I don't know if it is the fact that it is day two of food detox or what but I am in a foul mood. Hannah has also chose this time to revolt against her bedtime which is driving me nuts. Combined with a day of nothing going right, I called Tom crying about how I just might strangle someone if one more thing happens.

Carter has moved on from nursing, I can't believe how much he is growing. He can now roll, scoot and eat baby foods. The scooting is adorable, if he could get his arms from under him he would be crawling. Hannah crawled around five months and so far he looks like he might be doing the same thing.

Hannah now enjoys, bedtime stories, rides in her power wheel, sidewalk chalk and blowing bubbles. It so fun to watch her turn into a preschooler right before your eyes. I think she also enjoys being able to keep up more with her cousins and the things they can do.

I cut most of my hair off last Thursday, it a super fun graduated bob. I have seriously received 50 or more compliments. I've never had that happen before! Life just feels like it needs to be shook up a little.

Tuesday, April 6, 2010

For Serious?

The other night Mom and I were out running errands. We left Home Depot and headed to the dollar store. By this time Carter was getting hungry so I freed Hannah from her car seat and grabbed Carter out of his. I sat back down and changed his diaper, just as I began nursing him (in the car mind you) Hannah starts to take her diaper off too. I didn't want to stop feeding him and after a few times of telling her not to take her diaper off, I figured all would be well until he was done eating. Just then as my little princess is standing in the passenger seat I hear, "Pee." "What did you say baby?" Pee!" "Let Mama see." "Pee!" You guessed it folks, she peed right there on the seat of my two month old van and I was trapped in the other seat with a baby on my boob, trapped like a rat. I managed with my one free arm to find tissues and wipe up the pee. I asked Han to stand on the floor mats, which she did, incase she needed to pee more before I could diaper her. Thankfully my mom came back just as I was done sopping up my pee seat!

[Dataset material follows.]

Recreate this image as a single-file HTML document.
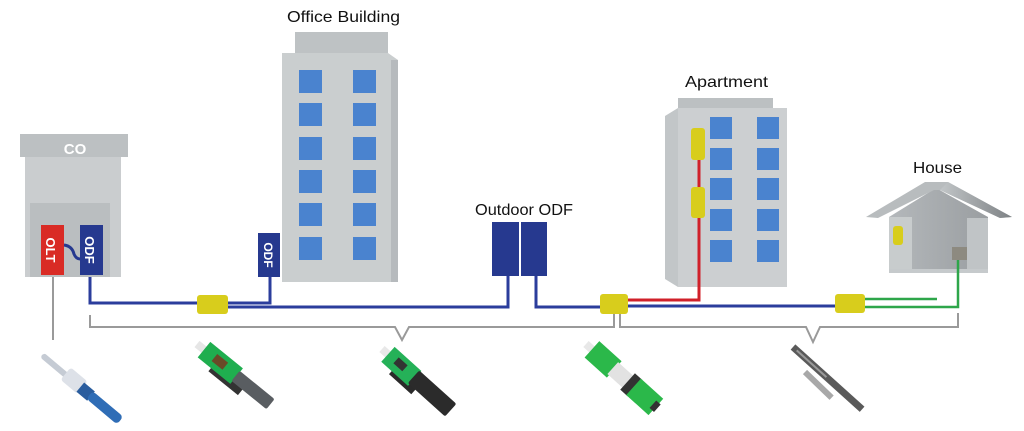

Lesson learned for the day: Never trust a two-year old with no diaper on.

Thursday, April 1, 2010

Before I Was A Mom...

Before I was a Mom,
I never tripped over toys or forgot words to a lullaby.
I didn't worry whether or not my plants were poisonous.
I never thought about immunizations.

Before I was a Mom,
I had never been puked on.
Pooped on.
Chewed on.
Peed on.
I had complete control of my mind and my thoughts.
I slept all night.

Before I was a Mom,
I never held down a screaming child so doctors could do tests.
Or give shots.
I never looked into teary eyes and cried.
I never got gloriously happy over a simple grin.
I never sat up late hours at night watching a baby sleep.

Before I was a Mom,
I never held a sleeping baby just because I didn't want to put her down.
I never felt my heart break into a million pieces when I couldn't stop the hurt.
I never knew that something so small could affect my life so much.
I never knew that I could love someone so much.
I never knew I would love being a Mom.

 Before I was a Mom,
I didn't know the feeling of having my heart outside my body..
I didn't know how special it could feel to feed a hungry baby.
I didn't know that bond between a mother and her child.
I didn't know that something so small could make me feel so important and happy.

Before I was a Mom,
I had never gotten up in the middle of the night every 10 minutes to make sure all was okay.
I had never known the warmth,
the joy,
the love,
the heartache,
the wonderment
or the satisfaction of being a Mom.
I didn't know I was capable of feeling so much, before I was a Mom

May you always be overwhelmed by the Grace of God rather than by the cares of life

 My mom sent this to me in an email today. Thought it would be a nice thought to spread today!